Media contacts:
Alicia Sands Lurry, 404-616-6389, alurry@emory.edu
October12, 2001


 



Chest Pain Center at Grady Memorial Hospital Helps Save Time and Lives When Diagnosing Heart Attacks



Getting medical attention for someone who is having a heart attack is a matter of life or death. And getting them to the hospital in time for proper treatment is often the deciding factor.



That is where the Chest Pain Center at Grady Memorial Hospital can help. The center, open since November 1997, is the only of its kind in metro Atlanta, and is specifically designed to evaluate patients with chest pain and possible heart attacks (also called acute coronary syndromes) and to decrease the number of patient visits to the hospital. Staffed by Emory physicians, the center evaluates cardiac function with a series of tests and procedures to accurately diagnose whether a person has had - or is having - a heart attack, which is often characterized by a constant pressure or crushing of the chest, nausea, sweating and vomiting. A person is at risk for a heart attack if he or she has diabetes, high blood pressure or has had a prior heart attack. However, a person may have a heart attack without having any of these known risk factors.

"Our center allows physicians to do a thorough evaluation of people who are at low to moderate risk of having a heart attack, and allows for effective cost savings," said Vernada Karriem-Norwood, M.D., director of the Chest Pain Center, attending physician in Grady's Emergency Department, and assistant professor with the Emory School of Medicine.
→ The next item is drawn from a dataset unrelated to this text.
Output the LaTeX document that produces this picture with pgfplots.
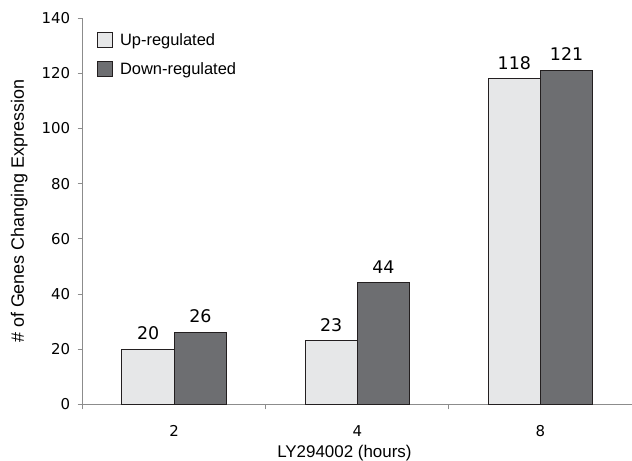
\documentclass[border=0pt]{standalone}
\usepackage{fontspec}
\setmainfont{Liberation Sans}
\newfontfamily\dejavu{DejaVu Sans}
\usepackage{pgfplots}
\pgfplotsset{compat=1.18}
\definecolor{uplight}{HTML}{E6E7E8}
\definecolor{downdark}{HTML}{6D6E71}
\definecolor{axgray}{HTML}{8C8C8C}
\definecolor{edge}{HTML}{231F20}
\begin{document}
\begin{tikzpicture}
\begin{axis}[
  name=ax,
  scale only axis,
  width=549.3bp, height=386.1bp,
  xmin=-0.5, xmax=2.5,
  ymin=0, ymax=140,
  clip=false,
  axis x line=bottom, axis y line=left,
  axis line style={-, axgray, line width=0.9bp},
  ytick={0,20,...,140},
  xtick={-0.5,0.5,1.5,2.5},
  xticklabels={},
  extra x ticks={0,1,2},
  extra x tick labels={2,4,8},
  extra x tick style={major tick length=0pt},
  tick align=outside,
  major tick length=5bp,
  every tick/.style={axgray, line width=0.9bp},
  /pgf/number format/assume math mode=true,
  yticklabel style={font=\dejavu\fontsize{15}{15}\selectfont, anchor=east, xshift=-4bp},
  xticklabel style={font=\dejavu\fontsize{15}{15}\selectfont, anchor=base, yshift=-32.4bp},
  xlabel={LY294002 (hours)},
  ylabel={\# of Genes Changing Expression},
  every axis x label/.style={at={([yshift=-53.2bp]rel axis cs:0.4765,0)}, anchor=base, font=\fontsize{17}{17}\selectfont},
  every axis y label/.style={at={([xshift=-63.5bp]rel axis cs:0,0.5)}, rotate=90, anchor=center, font=\fontsize{18}{18}\selectfont},
  legend style={at={(rel axis cs:0.026,0.967)}, anchor=north west, draw=none, fill=none,
    font=\fontsize{16.5}{16.5}\selectfont, row sep=12bp, inner sep=0pt,
    /tikz/every odd column/.append style={column sep=5bp}},
  legend cell align=left,
  legend image code/.code={\draw[#1, line width=0.9bp] (0bp,-7.5bp) rectangle (15bp,7.5bp);},
  every node near coord/.append style={font=\dejavu\fontsize{17.5}{17.5}\selectfont, anchor=base, yshift=9.6bp, text=black},
]
\addplot[ybar, bar width=52.3bp, bar shift=-26.15bp, fill=uplight, draw=edge, line width=1bp, nodes near coords,
  every node near coord/.append style={xshift=-26.15bp}]
  coordinates {(0,20) (1,23) (2,118)};
\addplot[ybar, bar width=52.3bp, bar shift=26.15bp, fill=downdark, draw=edge, line width=1bp, nodes near coords,
  every node near coord/.append style={xshift=26.15bp}]
  coordinates {(0,26) (1,44) (2,121)};
\legend{Up-regulated, Down-regulated}
\end{axis}
\pgfresetboundingbox
\path[use as bounding box] ([shift={(-82.7bp,-56.7bp)}]ax.south west) rectangle ([shift={(0bp,18.2bp)}]ax.north east);
\end{tikzpicture}
\end{document}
Once a patient is admitted into the Chest Pain Center at Grady, the entire process generally takes less than 24 hours. Electrocardiograms are done every three hours over a nine-hour period to include blood work and cardiac enzymes. Rounding out the process is a battery of risk-stratifying tests that includes a myocardial infarction study (also known as Sestimibi, or nuclear medicine test), involving the injection of radioisotope that will show if blood flow in the heart is normal. If the test is abnormal, the patient is then admitted to the hospital for further evaluation and testing. The Chest Pain Center comprises six beds and full monitoring capabilities.